** begin **

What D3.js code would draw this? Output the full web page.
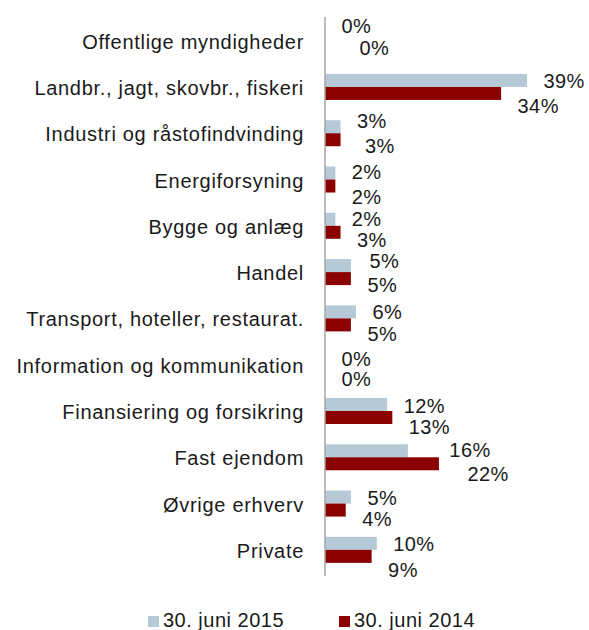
<!DOCTYPE html>
<html>
<head>
<meta charset="utf-8">
<script src="https://cdn.jsdelivr.net/npm/d3@7"></script>
<style>
  body { margin: 0; background: #fff; }
  text { font-family: "Liberation Sans", Arial, sans-serif; fill: #1a1a1a; }
</style>
</head>
<body>
<script>
var categories = ["Offentlige myndigheder", "Landbr., jagt, skovbr., fiskeri", "Industri og råstofindvinding",
  "Energiforsyning", "Bygge og anlæg", "Handel", "Transport, hoteller, restaurat.",
  "Information og kommunikation", "Finansiering og forsikring", "Fast ejendom", "Øvrige erhverv", "Private"];
var values2015 = [0, 39, 3, 2, 2, 5, 6, 0, 12, 16, 5, 10];
var values2014 = [0, 34, 3, 2, 3, 5, 5, 0, 13, 22, 4, 9];
var seriesNames = ["30. juni 2015", "30. juni 2014"];

// label nudges [dx, dy] (labels were hand-placed in the original)
var nudge2015 = [[0, -9], [0, 0], [0, -6], [0, -2], [0, -1], [2, -5], [0, 0], [0, 0], [0, 1], [25, -1], [0, 0], [0, 0]];
var nudge2014 = [[18, -8], [0, 4], [8, -2], [0, 2], [0, -1], [0, -2], [0, 1], [0, -1], [0, 1], [12, 2], [0, 0], [0, 5]];

var colors = ["#b5c9d6", "#8b0000"];
var width = 589, height = 630, barH = 13;

var svg = d3.select("body").append("svg")
    .attr("width", width)
    .attr("height", height);

var x = d3.scaleLinear().domain([0, 39]).range([325, 527]);
var y = d3.scaleBand().domain(categories).range([17.5, 573]);

var rows = svg.selectAll("g.row")
    .data(categories)
    .join("g")
    .attr("class", "row")
    .attr("transform", function (d) { return "translate(0," + (y(d) + y.bandwidth() / 2) + ")"; });

rows.append("text")
    .attr("x", 304)
    .attr("y", 8)
    .attr("text-anchor", "end")
    .style("font-size", "20px")
    .style("letter-spacing", "0.7px")
    .text(function (d) { return d; });

rows.append("rect")
    .attr("x", x(0))
    .attr("y", -barH)
    .attr("width", function (d, i) { return x(values2015[i]) - x(0); })
    .attr("height", barH)
    .style("fill", colors[0]);

rows.append("rect")
    .attr("x", x(0))
    .attr("y", 0)
    .attr("width", function (d, i) { return x(values2014[i]) - x(0); })
    .attr("height", barH)
    .style("fill", colors[1]);

rows.append("text")
    .attr("x", function (d, i) { return x(values2015[i]) + 16.5 + nudge2015[i][0]; })
    .attr("y", function (d, i) { return 1 + nudge2015[i][1]; })
    .style("font-size", "20px")
    .style("letter-spacing", "0.4px")
    .text(function (d, i) { return values2015[i] + "%"; });

rows.append("text")
    .attr("x", function (d, i) { return x(values2014[i]) + 16.5 + nudge2014[i][0]; })
    .attr("y", function (d, i) { return 22 + nudge2014[i][1]; })
    .style("font-size", "20px")
    .style("letter-spacing", "0.4px")
    .text(function (d, i) { return values2014[i] + "%"; });

// axis line
svg.append("line")
    .attr("x1", x(0)).attr("x2", x(0))
    .attr("y1", 17).attr("y2", 576)
    .style("stroke", "#a6a6a6")
    .style("stroke-width", 1.5);

// legend
var legend = svg.selectAll("g.legend")
    .data(seriesNames)
    .join("g")
    .attr("class", "legend")
    .attr("transform", function (d, i) { return "translate(" + (148 + i * 191) + ",616)"; });

legend.append("rect")
    .attr("width", 11).attr("height", 11)
    .style("fill", function (d, i) { return colors[i]; });

legend.append("text")
    .attr("x", 15)
    .attr("y", 11)
    .style("font-size", "20px")
    .style("letter-spacing", "0.5px")
    .text(function (d) { return d; });
</script>
</body>
</html>
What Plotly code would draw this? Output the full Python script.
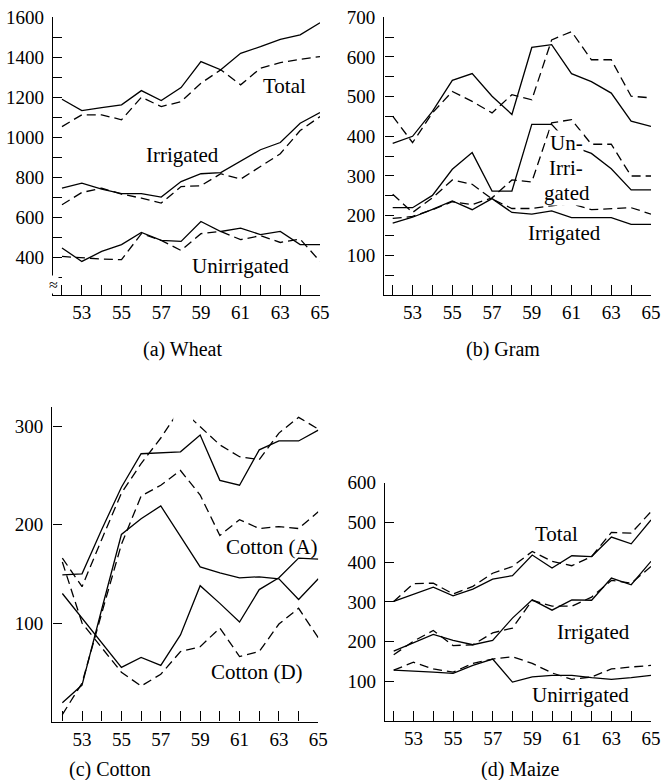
import plotly.graph_objects as go

# ---------------- data ----------------
years = [52, 53, 54, 55, 56, 57, 58, 59, 60, 61, 62, 63, 64, 65]
x_tick_text = ["", "53", "", "55", "", "57", "", "59", "", "61", "", "63", "", "65"]

# (a) Wheat
wheat_total_solid = [1190, 1133, 1148, 1162, 1233, 1183, 1248, 1378, 1337, 1420, 1453, 1490, 1512, 1573]
wheat_total_dash = [1053, 1112, 1112, 1087, 1200, 1153, 1178, 1270, 1337, 1262, 1345, 1373, 1390, 1403]
wheat_irr_solid = [745, 770, 740, 717, 717, 700, 778, 817, 823, 878, 937, 973, 1070, 1123]
wheat_irr_dash = [662, 723, 745, 715, 695, 670, 753, 757, 817, 790, 853, 917, 1033, 1103]
wheat_unirr_solid = [445, 378, 428, 462, 523, 483, 478, 578, 528, 545, 512, 528, 462, 462]
wheat_unirr_dash = [403, 395, 390, 387, 517, 483, 433, 517, 528, 487, 507, 473, 490, 378]

# (b) Gram
gram_total_solid = [382, 400, 463, 541, 558, 501, 455, 624, 631, 558, 538, 509, 438, 425]
gram_total_dash = [451, 384, 459, 513, 488, 459, 505, 492, 643, 664, 593, 593, 501, 497]
gram_unirr_solid = [220, 220, 251, 317, 359, 262, 262, 430, 430, 375, 357, 318, 265, 265]
gram_unirr_dash = [193, 198, 215, 235, 228, 245, 290, 285, 434, 442, 380, 380, 300, 300]
gram_irr_solid = [181, 196, 216, 237, 215, 243, 208, 204, 212, 195, 195, 195, 178, 178]
gram_irr_dash = [254, 208, 245, 290, 279, 242, 218, 218, 225, 230, 215, 218, 220, 204]

# (c) Cotton
cotton_a1_solid = [149, 150, 195, 238, 272, 273, 274, 291, 245, 240, 276, 285, 285, 296]
cotton_a1_dash = [166, 137, 185, 232, 262, 288, 318, 299, 281, 269, 266, 293, 309, 297]
cotton_a2_solid = [19, 37, 114, 190, 206, 219, 188, 157, 151, 146, 147, 145, 124, 145]
cotton_a2_dash = [7, 39, 110, 180, 229, 240, 255, 230, 189, 205, 196, 198, 196, 213]
cotton_d_solid = [130, 105, 80, 55, 65, 57, 88, 138, 120, 101, 134, 146, 166, 165]
cotton_d_dash = [162, 100, 75, 50, 36, 48, 71, 76, 95, 66, 71, 99, 115, 85]

# (d) Maize
maize_total_solid = [301, 320, 337, 315, 332, 357, 366, 418, 385, 416, 414, 463, 446, 506]
maize_total_dash = [301, 346, 347, 320, 339, 372, 389, 427, 402, 391, 414, 475, 473, 527]
maize_irr_solid = [176, 198, 218, 203, 192, 203, 259, 305, 279, 305, 304, 360, 343, 402]
maize_irr_dash = [167, 201, 228, 190, 192, 222, 234, 304, 289, 289, 312, 354, 347, 389]
maize_unirr_solid = [128, 126, 123, 120, 140, 156, 98, 111, 115, 115, 109, 105, 109, 115]
maize_unirr_dash = [128, 148, 131, 123, 145, 156, 162, 145, 121, 105, 111, 131, 136, 140]

wheat_ticks = list(range(300, 1601, 100))
wheat_tick_text = [str(v) if (v % 200 == 0 and v >= 400) else "" for v in wheat_ticks]
gram_ticks = list(range(50, 701, 50))
gram_tick_text = [str(v) if v % 100 == 0 else "" for v in gram_ticks]
cotton_ticks = [100, 200, 300]
maize_ticks = [100, 200, 300, 400, 500, 600]

# ---------------- layout helpers ----------------
W, H = 662, 780
FONT = "Liberation Serif, Times New Roman, serif"


def fx(px):
    return px / W


def fy(py):
    return 1 - py / H


fig = go.Figure()

panels = {
    "a": dict(ax="", series=[wheat_total_solid, wheat_total_dash, wheat_irr_solid, wheat_irr_dash,
                              wheat_unirr_solid, wheat_unirr_dash]),
    "b": dict(ax="2", series=[gram_total_solid, gram_total_dash, gram_unirr_solid, gram_unirr_dash,
                               gram_irr_solid, gram_irr_dash]),
    "c": dict(ax="3", series=[cotton_a1_solid, cotton_a1_dash, cotton_a2_solid, cotton_a2_dash,
                               cotton_d_solid, cotton_d_dash]),
    "d": dict(ax="4", series=[maize_total_solid, maize_total_dash, maize_irr_solid, maize_irr_dash,
                               maize_unirr_solid, maize_unirr_dash]),
}

for key, p in panels.items():
    for i, s in enumerate(p["series"]):
        fig.add_trace(go.Scatter(
            x=years, y=s, mode="lines",
            line=dict(color="black", width=1.3, dash="solid" if i % 2 == 0 else "9px,5px"),
            xaxis="x" + p["ax"], yaxis="y" + p["ax"],
            showlegend=False, hoverinfo="skip",
        ))

common_x = dict(
    showline=True, linecolor="black", linewidth=1.4, mirror=False,
    ticks="inside", ticklen=10, tickwidth=1.3, tickcolor="black",
    tickvals=years, ticktext=x_tick_text, showgrid=False, zeroline=False,
    tickfont=dict(family=FONT, size=19, color="black"), automargin=False,
)
common_y = dict(
    showline=True, linecolor="black", linewidth=1.4, mirror=False,
    ticks="inside", ticklen=9, tickwidth=1.3, tickcolor="black",
    showgrid=False, zeroline=False, ticklabelstandoff=4,
    tickfont=dict(family=FONT, size=19, color="black"), automargin=False,
)

fig.update_layout(
    width=W, height=H, margin=dict(l=0, r=0, t=0, b=0),
    paper_bgcolor="white", plot_bgcolor="white",
    xaxis=dict(common_x, domain=[fx(53), fx(320)], range=[51.547, 65], anchor="y"),
    yaxis=dict(common_y, domain=[fy(295), fy(17.3)], range=[210, 1600], anchor="x",
               tickvals=wheat_ticks, ticktext=wheat_tick_text),
    xaxis2=dict(common_x, domain=[fx(384.3), fx(651)], range=[51.577, 65], anchor="y2"),
    yaxis2=dict(common_y, domain=[fy(295), fy(17.3)], range=[0, 700], anchor="x2",
                tickvals=gram_ticks, ticktext=gram_tick_text),
    xaxis3=dict(common_x, domain=[fx(52.3), fx(318.3)], range=[51.49, 65], anchor="y3"),
    yaxis3=dict(common_y, domain=[fy(721.5), fy(406.5)], range=[0, 320], anchor="x3",
                tickvals=cotton_ticks, ticktext=[str(v) for v in cotton_ticks]),
    xaxis4=dict(common_x, domain=[fx(385), fx(651)], range=[51.56, 65], anchor="y4"),
    yaxis4=dict(common_y, domain=[fy(721), fy(482.7)], range=[0, 600], anchor="x4",
                tickvals=maize_ticks, ticktext=[str(v) for v in maize_ticks]),
)

# gap in the upper dashed cotton line
fig.add_shape(type="rect", xref="x3", yref="y3", x0=57.63, x1=58.64, y0=302.5, y1=330,
              fillcolor="white", line=dict(width=0), layer="above")


def label(text, px, py, size=21, bg=None):
    fig.add_annotation(
        x=fx(px), y=fy(py), xref="paper", yref="paper", text=text, showarrow=False,
        xanchor="center", yanchor="middle",
        font=dict(family=FONT, size=size, color="black"),
        bgcolor=bg if bg else "rgba(0,0,0,0)", borderpad=0,
    )


# panel (a)
label("Total", 284, 86)
label("Irrigated", 182, 155)
label("Unirrigated", 240, 266)
label("≈", 53, 284, size=16, bg="white")
# panel (b)
label("Un-", 566, 143, bg="white")
label("Irri-", 566, 168, bg="white")
label("gated", 567, 193, bg="white")
label("Irrigated", 564, 233)
# panel (c)
label("Cotton (A)", 272, 547)
label("Cotton (D)", 257, 672)
# panel (d)
label("Total", 556, 534)
label("Irrigated", 593, 632)
label("Unirrigated", 580, 695)
# captions
label("(a) Wheat", 182, 349, size=20)
label("(b) Gram", 503, 349, size=20)
label("(c) Cotton", 110, 769, size=20)
label("(d) Maize", 520, 769, size=20)

fig.write_html("out.html", config={"displayModeBar": False},
               post_script="document.body.style.margin='0px';")
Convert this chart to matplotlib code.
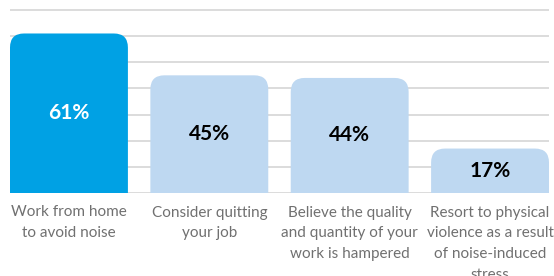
import numpy as np
import matplotlib.pyplot as plt
from matplotlib.patches import FancyBboxPatch

# Data
categories = ['Work from home\nto avoid noise',
              'Consider quitting\nyour job',
              'Believe the quality\nand quantity of your\nwork is hampered',
              'Resort to physical\nviolence as a result\nof noise-induced\nstress']
values = [61, 45, 44, 17]
bar_colors = ['#00a1e4', '#bed8f1', '#bed8f1', '#bed8f1']
text_colors = ['white', 'black', 'black', 'black']

plt.rcParams['font.family'] = ['Lato', 'DejaVu Sans']

W, H = 554, 276
fig = plt.figure(figsize=(W / 100, H / 100), dpi=100)

px_per_pct = 2.615
ytop = 70.5
left, right = 10, 549
base = 83
ax = fig.add_axes([left / W, base / H, (right - left) / W, ytop * px_per_pct / H])

width = 0.84
x = np.arange(len(values))
ax.set_xlim(-width / 2, len(values) - 1 + width / 2)
ax.set_ylim(0, ytop)

# rounded top corners, bottom clipped by axes
x_unit = (right - left) / (len(values) - 1 + width)
radius_px = 14
rx = radius_px / x_unit
ry = radius_px / px_per_pct
for xi, v, c, tc in zip(x, values, bar_colors, text_colors):
    p = FancyBboxPatch((xi - width / 2, -20), width, v + 20,
                       boxstyle=f'round,pad=0,rounding_size={rx}',
                       mutation_aspect=ry / rx,
                       facecolor=c, edgecolor='none', zorder=2)
    ax.add_patch(p)
    ax.text(xi, v / 2, f'{v}%', ha='center', va='center', color=tc,
            fontsize=15, fontweight='bold', zorder=3)

ax.set_yticks(np.arange(0, 71, 10))
ax.yaxis.grid(True, color='#d6d6d6', linewidth=1.2)
ax.set_axisbelow(True)
ax.tick_params(axis='y', length=0, labelleft=False)

ax.set_xticks(x)
ax.set_xticklabels(categories, fontsize=11, color='#707070', linespacing=1.62,
                   va='top')
ax.tick_params(axis='x', length=0, pad=9)

for s in ax.spines.values():
    s.set_visible(False)

fig.savefig('out.png', dpi=100)
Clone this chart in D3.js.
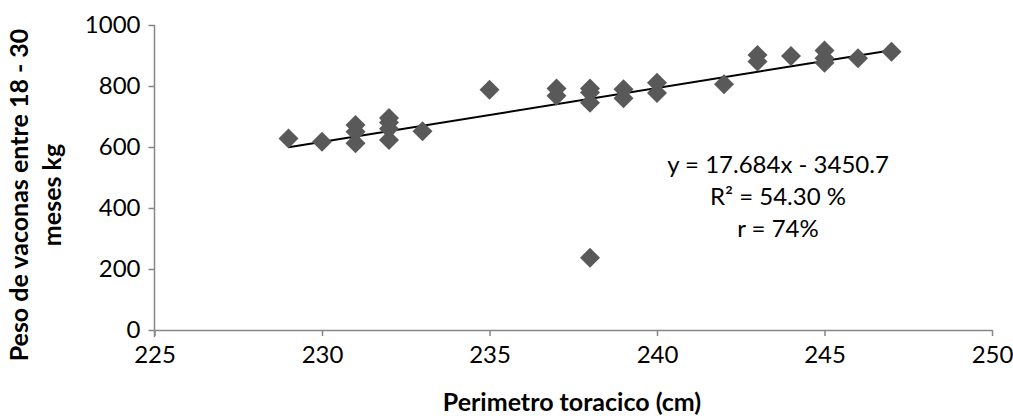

** end **

Stated problem:
All lines above starting at the one with "Convert this chart to matplotlib code." and ending at the one with "from matplotlib.patches import FancyBboxPatch", inclusive, are to be printed again exactly, with the pictures left out.

Exercise solution:
Convert this chart to matplotlib code.
import numpy as np
import matplotlib.pyplot as plt
from matplotlib.patches import FancyBboxPatch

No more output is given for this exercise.